In an effort to combat e-waste, Samsung and iFixit announced the "Galaxy Upcycling" initiative at the Samsung Developer Conference in San Francisco. This initiative intends to allow users to develop ancillary uses for their old phones, and share the code on the Upcycling website, where other users can download and use these crowdsourced ideas. Among the ideas presented at the developer conference were Bitcoin mining clusters made from Galaxy S5 units, an arcade cabinet using a Galaxy tablet, and an IoT-connected fishtank. In addition to providing code downloads, the Upcycling website will also sell sensors and accessories for IoT-related projects.

Interestingly, the video announcement of this initiative states, "Now we live in an environment where we can easily repair smartphones or replace their batteries on our own," which is an interesting claim given the often middling repairability scores awarded to Galaxy products by iFixit.
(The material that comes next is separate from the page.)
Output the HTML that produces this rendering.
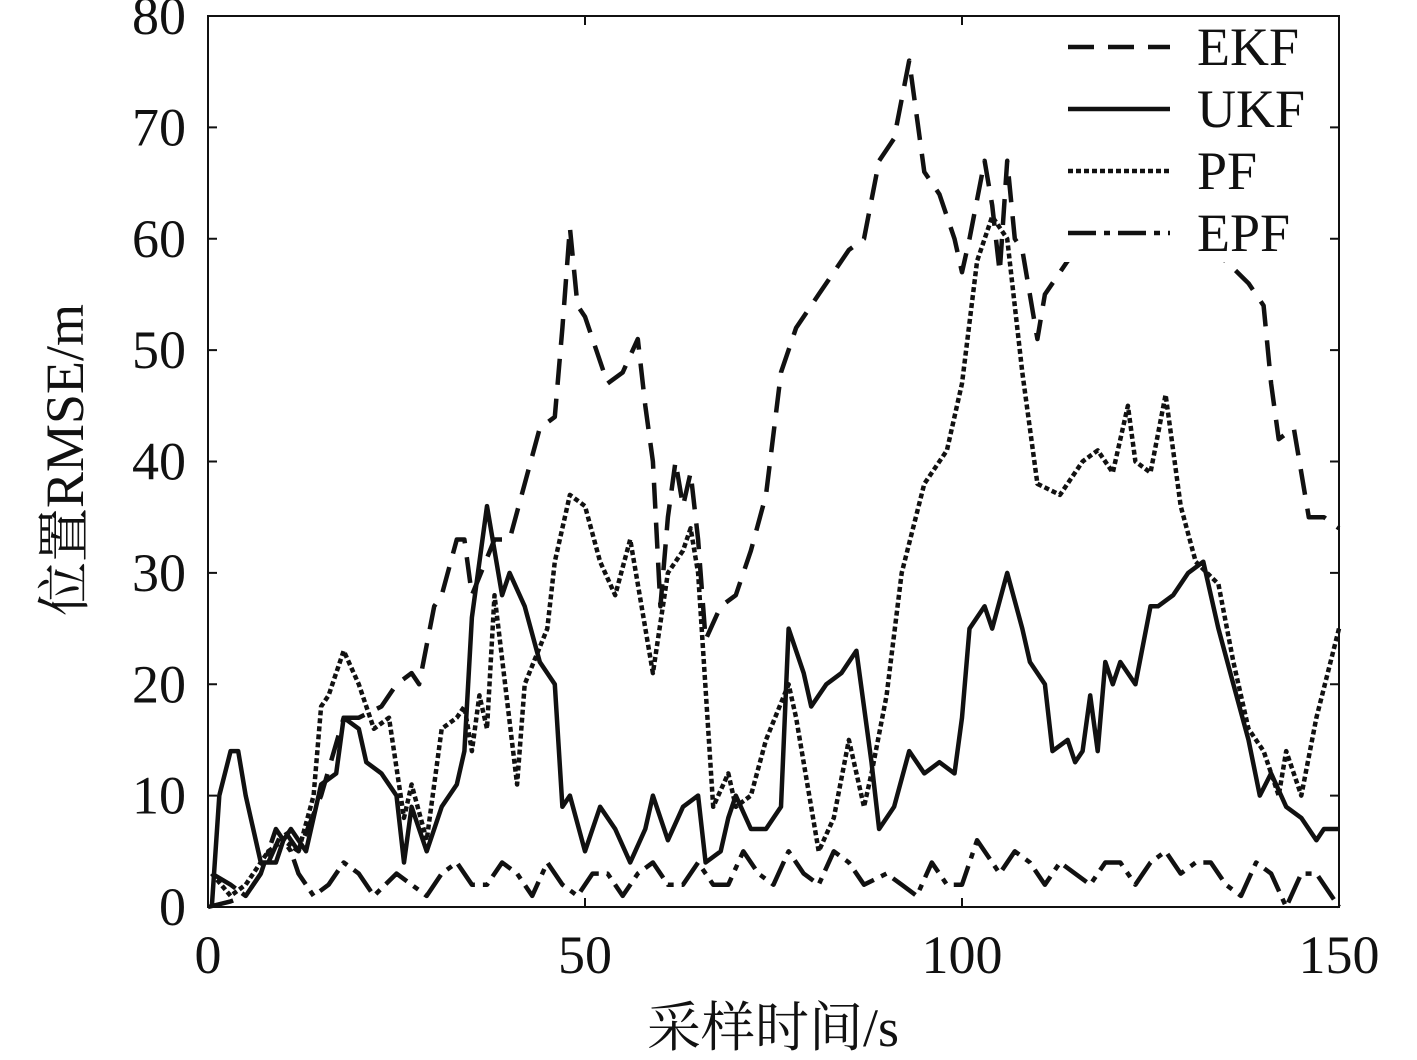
<!DOCTYPE html>
<html><head><meta charset="utf-8"><style>
html,body{margin:0;padding:0;background:#fff}
svg{display:block}
text{font-family:"Liberation Serif","Noto Serif CJK SC",serif;fill:#111}
</style></head><body>
<svg id="chart" width="1417" height="1060" viewBox="0 0 1417 1060" xmlns="http://www.w3.org/2000/svg"></svg>
<script>
const xTicks=[0,50,100,150];
const yTicks=[0,10,20,30,40,50,60,70,80];
const ekfX=[0,3,5,8,10,12,15,18,20,23,25,27,28,30,31,33,34,35,38,40,42,44,46,47,48,49,50,52,53,55,57,58,59,60,61,62,63,64,65,66,68,70,72,74,76,78,81,83,85,87,89,91,93,95,97,99,100,101,103,104,105,106,107,108,110,111,114,118,124,130,135,138,140,141,142,144,146,148,150];
const ekfY=[0,0.5,1,4,7,5,10,17,17,18,20,21,20,27,28,33,33,28,33,33,38,43,44,52,61,54,53,49,47,48,51,45,40,27,35,40,36,39,33,24,27,28,32,37,48,52,55,57,59,60,67,69,76,66,64,60,57,60,67,63,57,67,60,59,51,55,58,60,61,60,58,56,54,47,42,43,35,35,34];
const ukfX=[0.5,1.5,3,4,5,7,9,10,11,13,15,17,18,20,21,23,25,26,27,29,31,33,34,35,37,39,40,42,44,46,47,48,50,52,54,56,58,59,61,63,65,66,68,69,70,72,74,76,77,79,80,82,84,86,88,89,91,93,95,97,99,100,101,103,104,106,108,109,111,112,114,115,116,117,118,119,120,121,123,125,126,128,130,132,134,136,138,139.5,141,143,145,147,148,150];
const ukfY=[0,10,14,14,10,4,4,6,7,5,11,12,17,16,13,12,10,4,9,5,9,11,14,26,36,28,30,27,22,20,9,10,5,9,7,4,7,10,6,9,10,4,5,8,10,7,7,9,25,21,18,20,21,23,13,7,9,14,12,13,12,17,25,27,25,30,25,22,20,14,15,13,14,19,14,22,20,22,20,27,27,28,30,31,25,20,15,10,12,9,8,6,7,7];
const pfX=[0.5,3,5,8,10,12,14,15,16,18,20,22,24,26,27,29,31,33,34,35,36,37,38,41,42,45,46,48,50,52,54,56,57,59,61,63,64,65,67,69,70,72,74,77,78,81,83,85,87,88,90,92,95,98,100,102,104,106,108,110,113,116,118,120,122,123,125,127,129,131,134,136,138,140,142,143,145,147,150];
const pfY=[3,1,2,5,6,5,10,18,19,23,20,16,17,8,11,6,16,17,18,14,19,16,28,11,20,25,31,37,36,31,28,33,29,21,30,32,34,30,9,12,9,10,15,20,17,5,8,15,9,12,19,30,38,41,47,58,62,60,48,38,37,40,41,39,45,40,39,46,36,31,29,22,16,14,10,14,10,17,25];
const epfX=[0.5,3,5,7,9,11,12,14,16,18,20,22,25,27,29,31,33,35,37,39,41,43,45,47,49,51,53,55,57,59,61,63,65,67,69,71,73,75,77,79,81,83,85,87,90,92,94,96,98,100,102,104,105,107,109,111,113,115,117,119,121,123,125,127,129,131,133,135,137,139,141,143,145,147,149,150];
const epfY=[3,2,1,3,7,5,3,1,2,4,3,1,3,2,1,3,4,2,2,4,3,1,4,2,1,3,3,1,3,4,2,2,4,2,2,5,3,2,5,3,2,5,4,2,3,2,1,4,2,2,6,4,3,5,4,2,4,3,2,4,4,2,4,5,3,4,4,2,1,4,3,0,3,3,1,0];

const L=208,R=1339,T=16,B=907;
const sx=v=>L+(v-0)/150*(R-L);
const sy=v=>B-(v-0)/80*(B-T);
const svg=document.getElementById('chart');
const NS='http://www.w3.org/2000/svg';
function mk(tag,attrs,parent){const e=document.createElementNS(NS,tag);for(const k in attrs)e.setAttribute(k,attrs[k]);(parent||svg).appendChild(e);return e;}

xTicks.forEach(t=>{
  const g=mk('g',{});
  
  
  mk('line',{x1:sx(t),x2:sx(t),y1:B,y2:B-9,stroke:'#111','stroke-width':2},g);
  mk('line',{x1:sx(t),x2:sx(t),y1:T,y2:T+9,stroke:'#111','stroke-width':2},g);
  const tx=mk('text',{x:sx(t),y:973,'text-anchor':'middle','font-size':54},g);tx.textContent=t;
});
yTicks.forEach(t=>{
  const g=mk('g',{});
  
  
  mk('line',{x1:L,x2:L+9,y1:sy(t),y2:sy(t),stroke:'#111','stroke-width':2},g);
  mk('line',{x1:R,x2:R-9,y1:sy(t),y2:sy(t),stroke:'#111','stroke-width':2},g);
  const tx=mk('text',{x:186,y:sy(t)+18,'text-anchor':'end','font-size':54},g);tx.textContent=t;
});
const xl=mk('text',{x:773,y:1046,'text-anchor':'middle','font-size':54});xl.textContent='采样时间/s';


const yl=mk('text',{x:0,y:0,'text-anchor':'middle','font-size':54,transform:'translate(83,460) rotate(-90)'});yl.textContent='位置RMSE/m';



const series=[
 {n:'ekf',xs:ekfX,ys:ekfY,dash:'26,14',w:4.5,label:'EKF'},
 {n:'ukf',xs:ukfX,ys:ukfY,dash:'',w:4.5,label:'UKF'},
 {n:'pf',xs:pfX,ys:pfY,dash:'5,3',w:4.5,label:'PF'},
 {n:'epf',xs:epfX,ys:epfY,dash:'28,8,6,8',w:4.5,label:'EPF'}
];
series.forEach((s,i)=>{
  const d=s.xs.map((x,j)=>(j?'L':'M')+sx(x).toFixed(1)+','+sy(s.ys[j]).toFixed(1)).join(' ');
  const p=mk('path',{d:d,fill:'none',stroke:'#111','stroke-width':s.w,'stroke-dasharray':s.dash,'stroke-linejoin':'round'});
  
  
});
const lg=mk('rect',{x:1058,y:20,width:262,height:242,fill:'#fff'});


series.forEach((s,i)=>{
  const y=47+i*62;
  const g=mk('g',{});
  
  
  mk('line',{x1:1068,x2:1170,y1:y,y2:y,stroke:'#111','stroke-width':s.w,'stroke-dasharray':s.dash},g);
  const t=mk('text',{x:1197,y:y+18,'font-size':54},g);t.textContent=s.label;
});
const frame=mk('rect',{x:L,y:T,width:R-L,height:B-T,fill:'none',stroke:'#111','stroke-width':2});


</script>
</body></html>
A brief video of the demonstration booth shows several "Tizen 4.0" signs, suggesting that the Upcycling initiative uses Tizen ROMs as a drop-in replacement for Android, and is a backdoor effort to attract developers to the Tizen ecosystem.

Tizen has struggled to attract developer interest and has come under increasing scrutiny for security practices. In April, security researcher Amihai Neiderman told Motherboard, "It may be the worst code I've ever seen," adding that, "You can see that nobody with any understanding of security looked at this code or wrote it."